Best answer: One of my relatives has a secret military and/or intelligence job. Help me deduce what he does? ... He's not actually in the military, at least not that we know of.

He sounds like a contractor/engineer/consultant-type.

If he were really James Bond, you'd know him as, "that uncle who works for some energy consulting company."

I think there are fact-based answers to: Where might he be flying, and what is done (if known) at those bases/secret areas.

Generally, this is correct. People who work in the defense contracting industry are probably aware of where exactly it is your uncle goes.

The government is pretty well-aware of what it is possible to keep secret and what you simply can't hide. What, exactly, he works on is pretty well-protected, but it's not a national secret where he goes: it's just that he is told as part of his job to keep a low profile about where he works. It might even be technically against the rules for him to say "I work at location X," even though it's probably relatively common knowledge among defense engineers and other contractors about where the people who fly out of Las Vegas every day go, and as we can see from the answers, that's what it looks like.

The guy who found bin Laden? You know, that guy is probably up front about the fact that he works for the CIA or NSA. He just won't talk about what he works on, precisely.

It's assumed that a determined foreign adversary will know who you are, what level of clearance you have, and where you work. You're not supposed to broadcast these facts so that you don't create opportunities for someone to interfere with your work and what you know, but they're not "secrets" in the "Top Secret" sense.

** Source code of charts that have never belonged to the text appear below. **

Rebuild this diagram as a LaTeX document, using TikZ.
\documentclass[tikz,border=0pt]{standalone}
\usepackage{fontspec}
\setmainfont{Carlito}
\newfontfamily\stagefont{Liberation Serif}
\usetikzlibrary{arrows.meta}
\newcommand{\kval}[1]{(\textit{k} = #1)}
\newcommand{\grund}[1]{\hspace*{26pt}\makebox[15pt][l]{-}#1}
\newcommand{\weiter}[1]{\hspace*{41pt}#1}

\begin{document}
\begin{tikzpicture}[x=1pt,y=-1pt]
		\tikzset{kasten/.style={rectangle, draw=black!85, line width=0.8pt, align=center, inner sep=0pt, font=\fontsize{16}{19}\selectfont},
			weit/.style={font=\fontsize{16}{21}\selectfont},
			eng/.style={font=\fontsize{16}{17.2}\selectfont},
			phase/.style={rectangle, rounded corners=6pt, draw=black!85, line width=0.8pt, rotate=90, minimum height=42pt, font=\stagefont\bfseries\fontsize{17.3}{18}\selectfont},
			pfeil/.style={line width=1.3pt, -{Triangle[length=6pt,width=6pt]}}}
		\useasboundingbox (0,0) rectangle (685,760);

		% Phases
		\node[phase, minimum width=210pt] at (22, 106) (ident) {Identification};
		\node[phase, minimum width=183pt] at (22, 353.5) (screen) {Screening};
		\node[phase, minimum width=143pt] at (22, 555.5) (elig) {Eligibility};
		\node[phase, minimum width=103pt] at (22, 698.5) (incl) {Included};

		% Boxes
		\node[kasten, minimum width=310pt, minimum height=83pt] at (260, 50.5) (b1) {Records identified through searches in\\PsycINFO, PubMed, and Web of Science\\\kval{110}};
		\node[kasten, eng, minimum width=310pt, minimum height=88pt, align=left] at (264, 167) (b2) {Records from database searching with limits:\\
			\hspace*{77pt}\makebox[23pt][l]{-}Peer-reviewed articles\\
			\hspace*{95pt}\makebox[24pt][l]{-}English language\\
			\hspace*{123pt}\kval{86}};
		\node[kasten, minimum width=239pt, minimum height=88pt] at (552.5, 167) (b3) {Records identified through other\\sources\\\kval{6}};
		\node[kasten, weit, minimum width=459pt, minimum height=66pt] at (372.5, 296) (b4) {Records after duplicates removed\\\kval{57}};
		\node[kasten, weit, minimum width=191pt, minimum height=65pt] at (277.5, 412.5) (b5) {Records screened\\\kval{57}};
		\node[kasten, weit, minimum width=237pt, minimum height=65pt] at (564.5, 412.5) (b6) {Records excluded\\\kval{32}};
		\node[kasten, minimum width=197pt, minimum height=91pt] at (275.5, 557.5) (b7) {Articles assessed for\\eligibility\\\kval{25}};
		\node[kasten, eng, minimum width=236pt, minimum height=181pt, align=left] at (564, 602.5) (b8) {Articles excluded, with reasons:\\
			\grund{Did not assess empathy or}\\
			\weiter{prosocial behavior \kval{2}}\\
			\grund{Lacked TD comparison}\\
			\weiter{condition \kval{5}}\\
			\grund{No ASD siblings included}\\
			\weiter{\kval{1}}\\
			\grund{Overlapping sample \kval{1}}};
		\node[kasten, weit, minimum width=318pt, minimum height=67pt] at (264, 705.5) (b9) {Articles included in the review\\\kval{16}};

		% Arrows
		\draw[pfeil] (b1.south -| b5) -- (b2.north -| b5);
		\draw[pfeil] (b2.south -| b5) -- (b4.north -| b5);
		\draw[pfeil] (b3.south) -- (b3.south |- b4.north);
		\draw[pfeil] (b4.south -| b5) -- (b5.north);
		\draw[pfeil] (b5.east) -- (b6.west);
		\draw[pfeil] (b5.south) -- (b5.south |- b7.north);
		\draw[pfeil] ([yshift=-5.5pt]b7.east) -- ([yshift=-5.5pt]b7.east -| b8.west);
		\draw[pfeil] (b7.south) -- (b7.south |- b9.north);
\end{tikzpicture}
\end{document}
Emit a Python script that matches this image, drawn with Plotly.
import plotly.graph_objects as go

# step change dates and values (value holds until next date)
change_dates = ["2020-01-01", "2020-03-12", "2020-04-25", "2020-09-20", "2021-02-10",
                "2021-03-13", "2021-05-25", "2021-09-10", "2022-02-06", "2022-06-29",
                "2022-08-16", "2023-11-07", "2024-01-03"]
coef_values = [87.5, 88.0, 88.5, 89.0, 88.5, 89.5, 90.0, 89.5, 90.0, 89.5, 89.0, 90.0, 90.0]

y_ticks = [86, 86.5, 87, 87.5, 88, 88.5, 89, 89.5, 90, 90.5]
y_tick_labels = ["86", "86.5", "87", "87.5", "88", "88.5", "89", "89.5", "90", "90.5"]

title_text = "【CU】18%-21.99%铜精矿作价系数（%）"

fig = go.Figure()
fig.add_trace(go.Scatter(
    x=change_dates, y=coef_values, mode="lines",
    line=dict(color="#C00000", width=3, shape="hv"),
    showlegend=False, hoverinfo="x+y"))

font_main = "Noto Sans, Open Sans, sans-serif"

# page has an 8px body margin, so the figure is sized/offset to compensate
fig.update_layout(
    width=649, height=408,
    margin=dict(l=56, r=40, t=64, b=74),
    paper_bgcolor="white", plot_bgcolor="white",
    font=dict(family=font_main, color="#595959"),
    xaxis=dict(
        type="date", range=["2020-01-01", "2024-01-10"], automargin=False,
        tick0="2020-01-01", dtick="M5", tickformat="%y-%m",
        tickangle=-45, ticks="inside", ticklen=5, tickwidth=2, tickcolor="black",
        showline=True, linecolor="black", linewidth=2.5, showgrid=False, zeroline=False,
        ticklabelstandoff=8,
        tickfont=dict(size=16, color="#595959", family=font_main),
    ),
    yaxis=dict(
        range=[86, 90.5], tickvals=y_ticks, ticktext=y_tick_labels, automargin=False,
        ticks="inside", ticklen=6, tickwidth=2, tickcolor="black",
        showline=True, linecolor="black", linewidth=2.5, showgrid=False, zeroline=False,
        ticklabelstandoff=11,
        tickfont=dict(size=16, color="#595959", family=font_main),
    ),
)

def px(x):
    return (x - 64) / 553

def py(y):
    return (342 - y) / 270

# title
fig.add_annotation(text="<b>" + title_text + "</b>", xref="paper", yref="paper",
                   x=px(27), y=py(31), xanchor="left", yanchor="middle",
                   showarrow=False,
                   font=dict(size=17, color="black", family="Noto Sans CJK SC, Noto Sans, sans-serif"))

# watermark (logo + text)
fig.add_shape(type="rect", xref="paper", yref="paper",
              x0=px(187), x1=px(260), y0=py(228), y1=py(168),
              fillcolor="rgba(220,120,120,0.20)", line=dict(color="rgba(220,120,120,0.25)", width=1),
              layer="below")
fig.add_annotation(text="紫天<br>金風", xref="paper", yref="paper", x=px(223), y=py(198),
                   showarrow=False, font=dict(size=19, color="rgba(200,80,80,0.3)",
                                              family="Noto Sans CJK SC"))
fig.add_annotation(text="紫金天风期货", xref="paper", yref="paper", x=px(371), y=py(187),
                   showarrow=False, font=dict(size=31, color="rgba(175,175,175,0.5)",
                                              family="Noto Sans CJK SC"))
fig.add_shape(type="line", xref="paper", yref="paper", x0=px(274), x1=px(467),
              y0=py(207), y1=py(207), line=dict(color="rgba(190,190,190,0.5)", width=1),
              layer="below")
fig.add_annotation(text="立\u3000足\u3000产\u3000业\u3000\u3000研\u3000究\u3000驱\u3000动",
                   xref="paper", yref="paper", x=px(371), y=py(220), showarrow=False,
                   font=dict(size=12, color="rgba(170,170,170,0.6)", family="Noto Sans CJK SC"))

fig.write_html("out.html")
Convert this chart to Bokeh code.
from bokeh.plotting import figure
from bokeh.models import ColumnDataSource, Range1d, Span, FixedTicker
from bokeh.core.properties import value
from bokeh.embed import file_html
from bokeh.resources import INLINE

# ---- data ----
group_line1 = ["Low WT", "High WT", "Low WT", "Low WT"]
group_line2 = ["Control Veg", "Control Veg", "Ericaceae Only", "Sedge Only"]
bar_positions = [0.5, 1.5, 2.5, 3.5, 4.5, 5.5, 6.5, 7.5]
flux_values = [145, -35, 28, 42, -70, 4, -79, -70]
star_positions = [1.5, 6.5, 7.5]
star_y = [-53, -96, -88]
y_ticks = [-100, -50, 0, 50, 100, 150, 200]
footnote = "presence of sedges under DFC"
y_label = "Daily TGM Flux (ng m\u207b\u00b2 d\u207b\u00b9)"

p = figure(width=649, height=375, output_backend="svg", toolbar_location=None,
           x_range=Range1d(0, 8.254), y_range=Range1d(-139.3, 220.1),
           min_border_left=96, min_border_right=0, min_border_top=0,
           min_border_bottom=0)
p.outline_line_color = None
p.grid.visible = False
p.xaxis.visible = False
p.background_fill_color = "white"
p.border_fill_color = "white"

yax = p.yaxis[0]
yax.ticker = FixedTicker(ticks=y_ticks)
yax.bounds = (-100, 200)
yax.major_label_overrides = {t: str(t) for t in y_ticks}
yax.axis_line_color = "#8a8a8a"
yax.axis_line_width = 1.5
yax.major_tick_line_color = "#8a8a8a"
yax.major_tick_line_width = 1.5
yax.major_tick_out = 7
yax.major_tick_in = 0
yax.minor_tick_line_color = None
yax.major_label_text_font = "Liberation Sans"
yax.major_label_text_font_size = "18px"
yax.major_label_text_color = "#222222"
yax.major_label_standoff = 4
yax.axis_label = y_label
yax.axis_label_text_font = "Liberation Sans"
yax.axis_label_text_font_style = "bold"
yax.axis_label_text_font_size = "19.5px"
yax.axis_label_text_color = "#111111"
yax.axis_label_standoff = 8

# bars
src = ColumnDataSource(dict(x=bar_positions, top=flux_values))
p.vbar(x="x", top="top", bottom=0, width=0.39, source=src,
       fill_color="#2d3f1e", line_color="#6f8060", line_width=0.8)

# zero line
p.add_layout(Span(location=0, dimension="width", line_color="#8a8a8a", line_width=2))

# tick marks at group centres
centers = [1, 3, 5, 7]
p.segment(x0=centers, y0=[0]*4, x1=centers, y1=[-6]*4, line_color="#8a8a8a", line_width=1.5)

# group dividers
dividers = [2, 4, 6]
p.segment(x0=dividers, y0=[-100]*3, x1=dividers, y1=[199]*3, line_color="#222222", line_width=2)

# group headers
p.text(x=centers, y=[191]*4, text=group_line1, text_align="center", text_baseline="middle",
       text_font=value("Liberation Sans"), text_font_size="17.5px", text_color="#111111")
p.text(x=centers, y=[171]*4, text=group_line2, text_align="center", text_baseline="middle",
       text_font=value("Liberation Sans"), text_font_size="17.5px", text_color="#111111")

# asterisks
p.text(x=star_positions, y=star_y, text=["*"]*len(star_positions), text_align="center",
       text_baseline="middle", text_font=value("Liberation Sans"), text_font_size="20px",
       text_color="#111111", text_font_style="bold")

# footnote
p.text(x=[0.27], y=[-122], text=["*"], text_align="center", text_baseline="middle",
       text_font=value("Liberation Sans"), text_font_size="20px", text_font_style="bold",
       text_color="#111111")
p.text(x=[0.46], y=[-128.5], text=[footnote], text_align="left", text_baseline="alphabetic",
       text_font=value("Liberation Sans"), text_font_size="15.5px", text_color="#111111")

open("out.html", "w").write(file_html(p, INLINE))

Seconding don't ask, out of consideration for what he does and what it might put him through.

Meh on this. If you ask, he'll have some stock answers prepared to explain, in a general sense, what he does. People have their own comfort level about that, so he might say, "Eh, this and that; I can't really talk about it in detail."
posted by deanc at 9:20 AM on October 8, 2011


Response by poster: My previous thank you got deleted after the derail, so I just wanted to say thanks to everyone for these interesting, insightful answers. The whole idea of these non-secret, secret "Janet flights" is really fascinating and I'd never known about it before.
posted by BlahLaLa at 10:11 AM on October 8, 2011


Best answer: You might find this Trevor Paglin piece about 'secret' flights interesting.
posted by rmd1023 at 11:42 AM on October 8, 2011


Once you have high level clearance, filling out paperwork on your friends and family is a regular part of maintaining your clearance. Just don't pressure him after he tries to stop you digging into more detail.